Pesawat Lion Air |
Kasus ini bermula saat Rolas akan pulang ke Jakarta dari Manado pada 19 Oktober 2011. Rolas membeli tiket dengan nomor penerbangan JT 743.
Namun, saat ia chek-in di Bandara Internasional Sam Ratulangi, pihak Lion Air menyatakan pesawat sudah kelebihan muatan sehingga penerbangan dibatalkan. Pihak Lion Air menawarkan kompensasi penerbangan untuk keesokan harinya.
Rolas tidak terima atas tawaran tersebut karena ia akan merayakan ulang tahun anaknya pada 20 Oktober. Apalagi, biaya pesta ulang tahun anaknya sudah dibayar.
Namun pihak Lion Air tetap tidak bisa memberangkatkan Rolas, sehingga langkah hukum pun diajukan ke pengadilan. Gugatan dilayangkan dengan rincian kerugian materiil, yaitu:
1. Tiket yang dibatalkan Rp 1,8 juta.
2. Tiket pengganti Rp 1,7 juta.
3. Biaya pulsa Rp 500 ribu.
4. Biaya makan Rp 500 ribu.
5. Biaya penginapan hotel Rp 1,2 juta.
6. Biaya konsumsi ulang tahun anaknya Rp 20 juta.
Jadi total kerugian materiil Rp 25 juta. Adapun kerugian imateriil setelah dihitung-hitung Rolas sebesar Rp 500 juta.
Gayung bersambut. Pada 15 Januari 2012, Pengadilan Negeri Jakarta Pusat (PN Jakpus) menghukum Lion Air sebesar Rp 23,5 juta. Putusan itu dikuatkan oleh Pengadilan Tinggi (PT) Jakarta pada 8 Januari 2015.
Lion Air tidak terima dan mengajukan kasasi. Tapi MA bergeming. Pada 11 Februari 2016, MA tetap menghukum Lion Air sesuai dengan putusan PN Jakpus.
Langkah terakhir dilakukan Lion Air dengan mengajukan peninjauan kembali (PK). Tapi apa kata MA?

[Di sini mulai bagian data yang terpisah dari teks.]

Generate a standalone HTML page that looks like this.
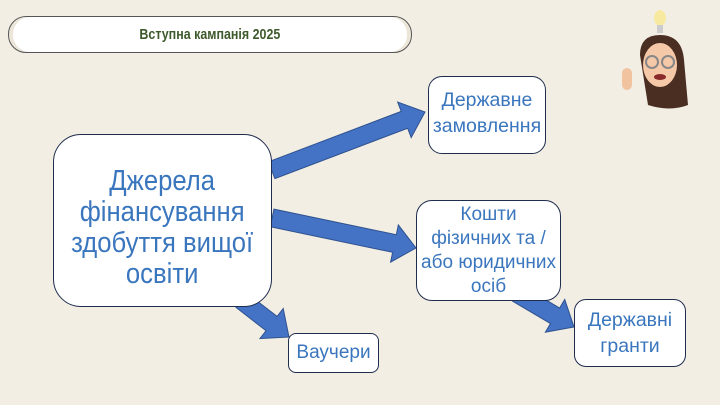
<!DOCTYPE html>
<html><head><meta charset="utf-8"><style>
body{margin:0;width:720px;height:405px;background:#f2eee4;position:relative;overflow:hidden;font-family:"Liberation Sans",sans-serif}
.t{position:absolute;left:8px;top:16px;width:402px;height:35px;border:1px solid #555;border-radius:18px;background:#fff;box-shadow:inset 4px 0 0 #ece6d8,inset -4px 0 0 #ece6d8;text-align:center;line-height:35px;font-weight:bold;font-size:15px;color:#3e5a2c}
.t span{display:inline-block;transform:scaleX(0.83)}
.b{position:absolute;background:#fff;border:1px solid #1f2d4d;display:flex;align-items:center;justify-content:center;text-align:center;color:#3a76bd;box-sizing:border-box;white-space:nowrap}
</style></head><body>
<div class="t"><span>Вступна кампанія 2025</span></div>
<svg width="720" height="405" style="position:absolute;left:0;top:0">
<g transform="translate(425,112) rotate(-20.8)"><polygon points="-164,-9 -22,-9 -22,-19 0,0 -22,19 -22,9 -164,9" fill="#4472c4" stroke="#2f528f"/></g>
<g transform="translate(416,248) rotate(11.8)"><polygon points="-147,-9 -22,-9 -22,-19 0,0 -22,19 -22,9 -147,9" fill="#4472c4" stroke="#2f528f"/></g>
<g transform="translate(289,337) rotate(37.7)"><polygon points="-60,-9 -22,-9 -22,-19 0,0 -22,19 -22,9 -60,9" fill="#4472c4" stroke="#2f528f"/></g>
<g transform="translate(574,327) rotate(30.6)"><polygon points="-66,-9 -22,-9 -22,-19 0,0 -22,19 -22,9 -66,9" fill="#4472c4" stroke="#2f528f"/></g>
<ellipse cx="660" cy="18" rx="6" ry="8" fill="#f7e9a0"/>
<rect x="657" y="25" width="6" height="8" fill="#ccc"/>
<path d="M640 55 Q640 35 660 35 Q682 35 684 60 L688 105 Q670 112 648 105 Z" fill="#4a2e22"/>
<ellipse cx="660" cy="65" rx="17" ry="22" fill="#f5c8a8"/>
<circle cx="652" cy="62" r="6" fill="none" stroke="#888" stroke-width="2"/>
<circle cx="668" cy="62" r="6" fill="none" stroke="#888" stroke-width="2"/>
<ellipse cx="660" cy="77" rx="6" ry="3" fill="#8a2a2a"/>
<rect x="622" y="68" width="10" height="22" rx="5" fill="#f1c39e"/>
</svg>
<div class="b" style="left:53px;top:134px;width:219px;height:173px;border-radius:28px;font-size:28.5px;line-height:31px;padding-top:14px"><span style="display:inline-block;transform:scaleX(0.9)">Джерела<br>фінансування<br>здобуття вищої<br>освіти</span></div>
<div class="b" style="left:428px;top:76px;width:118px;height:78px;border-radius:14px;font-size:19.5px;line-height:26px;align-items:flex-start;padding-top:10px">Державне<br>замовлення</div>
<div class="b" style="left:416px;top:200px;width:145px;height:101px;border-radius:16px;font-size:19px;line-height:24px">Кошти<br>фізичних та /<br>або юридичних<br>осіб</div>
<div class="b" style="left:288px;top:333px;width:91px;height:40px;border-radius:8px;font-size:19px">Ваучери</div>
<div class="b" style="left:574px;top:299px;width:112px;height:68px;border-radius:12px;font-size:19.5px;line-height:26px">Державні<br>гранти</div>
</body></html>
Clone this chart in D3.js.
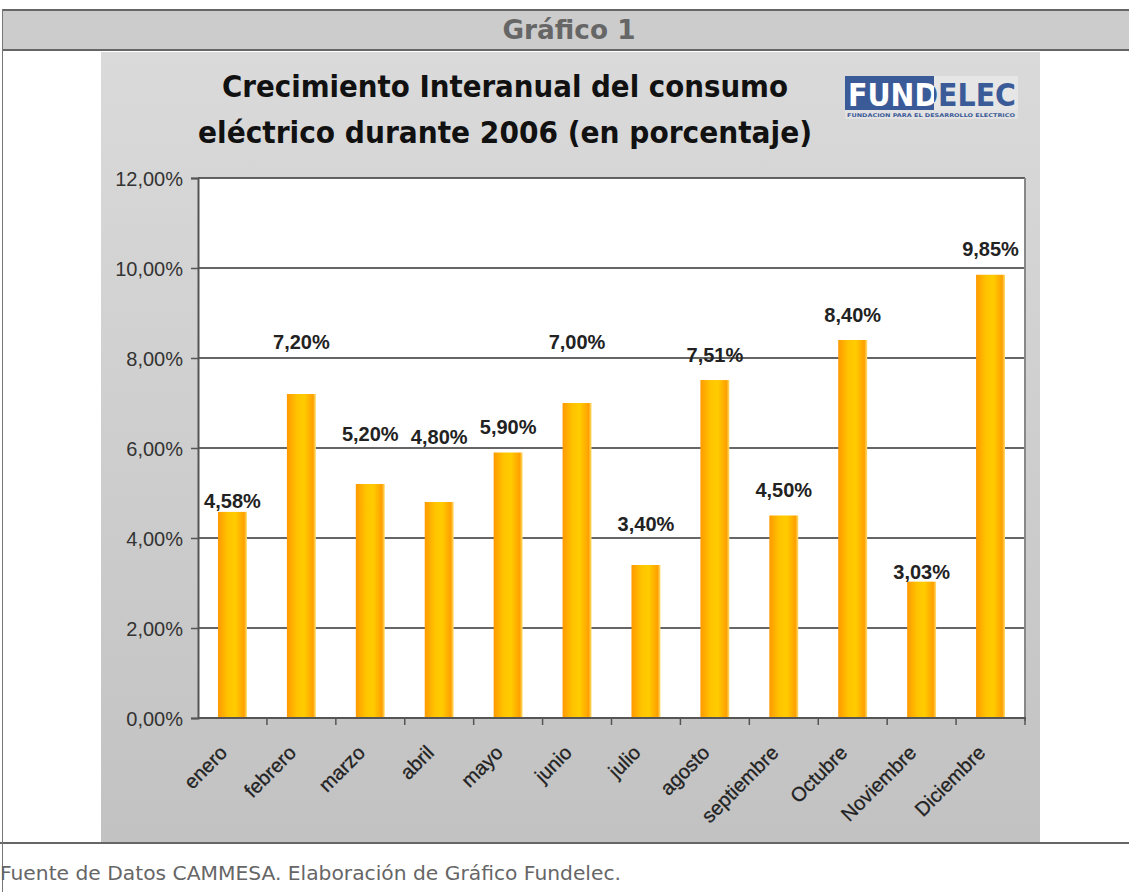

"Menolak permohonan PK Direktur Utama PT Lion Air/PT Lion Air Mentari Airlines diwakili oleh Rudy Lumingkewas selaku direktur utama sebagai pemohon PK," demikian dilansir website MA, Rabu (6/9/2017), seperti diberitakan Detikcom.
Duduk sebagai ketua majelis PK, Nurul Elmiyah, dengan anggota, Panji Widagdo dan Maria Anna Samiyati. Putusan PK itu diketuk pada 25 Agustus 2017.